## Begin

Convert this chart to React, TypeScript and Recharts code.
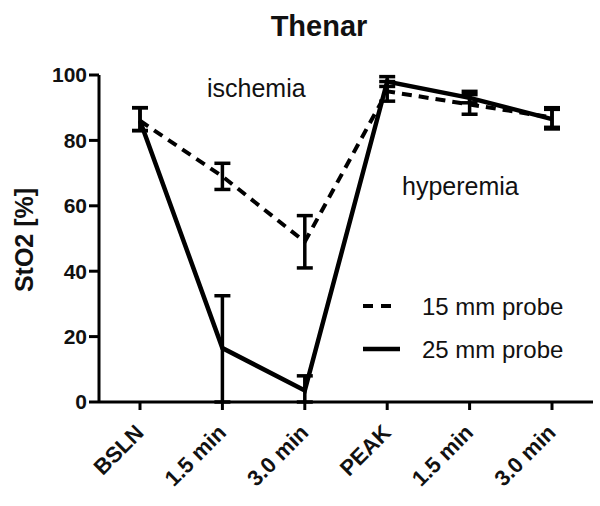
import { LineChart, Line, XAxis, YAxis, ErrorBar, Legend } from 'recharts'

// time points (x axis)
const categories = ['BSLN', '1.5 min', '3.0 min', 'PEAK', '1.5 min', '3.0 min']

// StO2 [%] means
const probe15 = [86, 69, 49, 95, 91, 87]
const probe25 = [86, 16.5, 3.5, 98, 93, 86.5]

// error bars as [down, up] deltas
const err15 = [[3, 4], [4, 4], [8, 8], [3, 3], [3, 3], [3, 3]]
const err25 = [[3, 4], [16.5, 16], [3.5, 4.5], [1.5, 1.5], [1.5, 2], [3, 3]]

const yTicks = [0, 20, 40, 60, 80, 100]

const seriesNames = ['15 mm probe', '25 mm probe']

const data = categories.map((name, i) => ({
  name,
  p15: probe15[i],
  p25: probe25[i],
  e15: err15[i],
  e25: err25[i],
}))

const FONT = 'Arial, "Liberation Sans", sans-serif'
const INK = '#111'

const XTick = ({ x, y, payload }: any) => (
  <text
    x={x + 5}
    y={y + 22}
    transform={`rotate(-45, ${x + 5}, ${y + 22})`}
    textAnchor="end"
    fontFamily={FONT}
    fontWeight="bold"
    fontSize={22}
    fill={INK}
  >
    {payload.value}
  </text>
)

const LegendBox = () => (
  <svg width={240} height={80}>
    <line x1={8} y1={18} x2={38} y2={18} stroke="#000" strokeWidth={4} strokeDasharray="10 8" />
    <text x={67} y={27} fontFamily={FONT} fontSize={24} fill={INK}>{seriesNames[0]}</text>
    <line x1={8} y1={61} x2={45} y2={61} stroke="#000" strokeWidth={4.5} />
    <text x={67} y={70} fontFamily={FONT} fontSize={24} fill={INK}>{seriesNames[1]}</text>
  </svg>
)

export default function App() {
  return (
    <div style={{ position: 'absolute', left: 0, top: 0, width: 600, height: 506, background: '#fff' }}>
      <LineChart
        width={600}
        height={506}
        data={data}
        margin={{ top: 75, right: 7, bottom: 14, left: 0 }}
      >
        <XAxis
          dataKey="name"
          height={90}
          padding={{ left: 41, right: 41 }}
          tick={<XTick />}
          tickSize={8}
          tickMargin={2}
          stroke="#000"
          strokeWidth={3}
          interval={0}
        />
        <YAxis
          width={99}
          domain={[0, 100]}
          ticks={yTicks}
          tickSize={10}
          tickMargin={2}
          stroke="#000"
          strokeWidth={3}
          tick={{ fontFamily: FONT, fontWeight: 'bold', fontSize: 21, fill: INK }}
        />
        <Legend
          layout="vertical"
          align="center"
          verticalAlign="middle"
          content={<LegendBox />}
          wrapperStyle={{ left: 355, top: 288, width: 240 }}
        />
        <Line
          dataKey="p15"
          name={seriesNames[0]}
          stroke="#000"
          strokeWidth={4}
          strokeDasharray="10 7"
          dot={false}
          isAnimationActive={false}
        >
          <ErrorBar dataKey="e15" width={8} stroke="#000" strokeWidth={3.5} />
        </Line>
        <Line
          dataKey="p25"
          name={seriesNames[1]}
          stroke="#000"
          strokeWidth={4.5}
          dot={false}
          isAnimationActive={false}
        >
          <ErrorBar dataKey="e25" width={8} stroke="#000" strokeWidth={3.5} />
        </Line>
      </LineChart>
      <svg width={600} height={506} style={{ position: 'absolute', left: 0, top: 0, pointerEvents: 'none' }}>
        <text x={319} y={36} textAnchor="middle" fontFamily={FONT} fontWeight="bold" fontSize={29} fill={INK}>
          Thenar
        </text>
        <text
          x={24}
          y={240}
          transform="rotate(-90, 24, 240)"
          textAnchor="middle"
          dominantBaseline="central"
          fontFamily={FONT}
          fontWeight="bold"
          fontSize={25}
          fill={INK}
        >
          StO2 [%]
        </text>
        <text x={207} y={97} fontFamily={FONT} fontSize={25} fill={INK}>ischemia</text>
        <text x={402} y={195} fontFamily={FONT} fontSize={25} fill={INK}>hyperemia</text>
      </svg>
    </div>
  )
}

## End
## Begin

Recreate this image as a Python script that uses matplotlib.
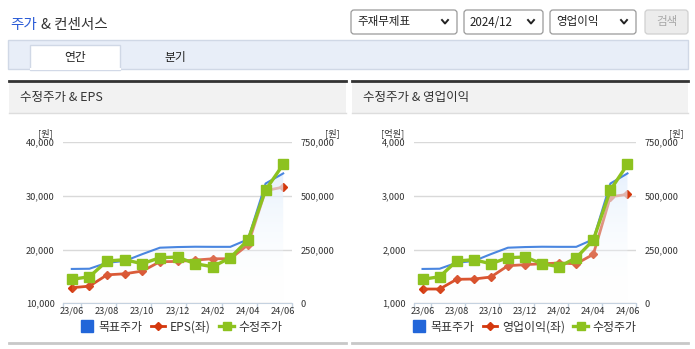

## End

_YOUR INSTRUCTIONS_: Repeat only the lines from the one holding "Convert this chart" to the one holding "const categories = ['BSLN', '1.5", both ends included, and drop the images.

_WRITTEN REPLY_:
Convert this chart to React, TypeScript and Recharts code.
import { LineChart, Line, XAxis, YAxis, ErrorBar, Legend } from 'recharts'

// time points (x axis)
const categories = ['BSLN', '1.5 min', '3.0 min', 'PEAK', '1.5 min', '3.0 min']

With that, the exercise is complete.